Sonnet 43 makes use of several other devices. Paradox occurs fairly often: the poem opens with a great paradox (“When most I wink, then do mine eyes best see”) that begs (and gets) resolution in the first quatrain and gets the reader’s attention (as well as alerting him or her to the verbal trickery going on throughout the sonnet). Two paradoxes, each helping to resolve the other (a pair of doxes?) form the closing couplet: “All days are nights to see till I see thee / And nights bright days when dreams do show thee me.” This holds the lover as a constant, magical force with the power to literally transform day into night, and vice versa, by the sheer force of his/her presence. A third paradox occurs in line 5, with the lover’s shadow brightening shadows. This ties into the oxymorons “darkly bright” (line 4) and “fair imperfect shade” (line 11). “Fair imperfect shade” is especially nice because it’s such a beautiful and streamlined way of saying that, although the lover’s image is beautiful to behold, it pales in comparison to the real thing.
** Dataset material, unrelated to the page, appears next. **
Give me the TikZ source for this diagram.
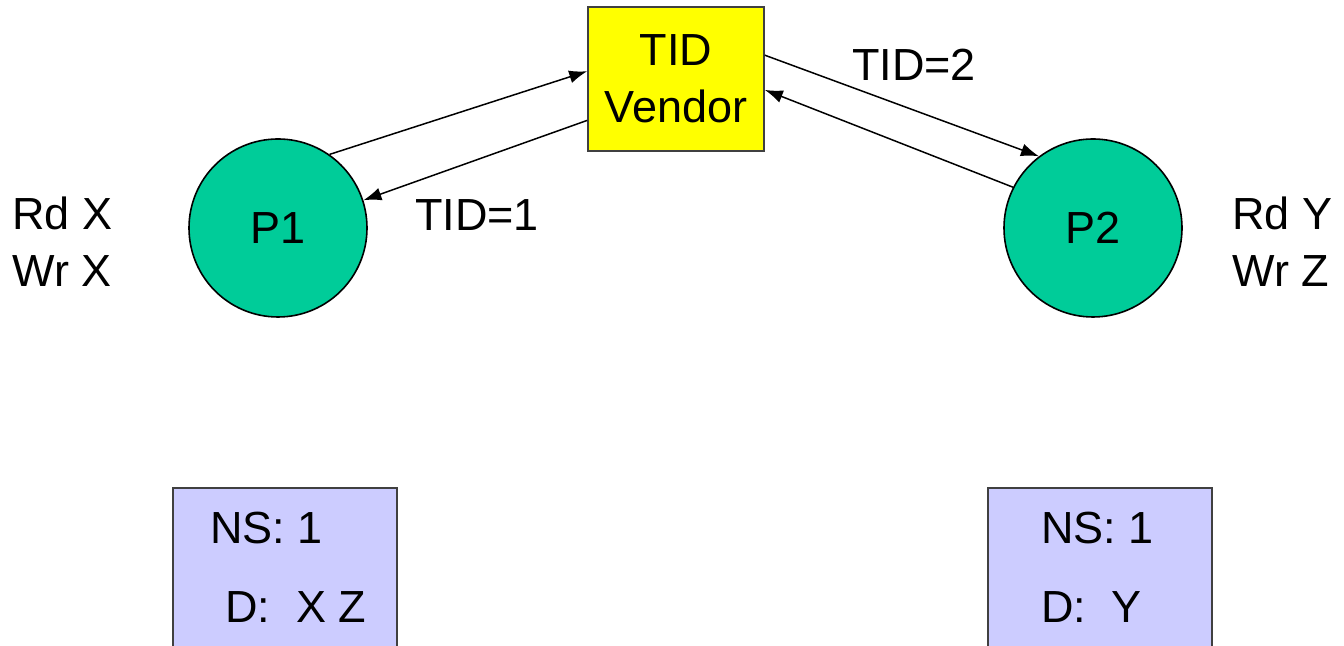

The last really important device (other than rhyme and meter) in Sonnet 43 is alliteration. Not as much alliteration occurs here as does in the other sonnets, but there still is some. The most obvious example is “shade shines so” in line 8; however, other examples include “dark directed” (4), “looking…living” (10), and “sleep…sightless…stay” (12). Anyone reading a poem aloud should take special note of alliteration, since it often creates additional emphasis of a word or phrase.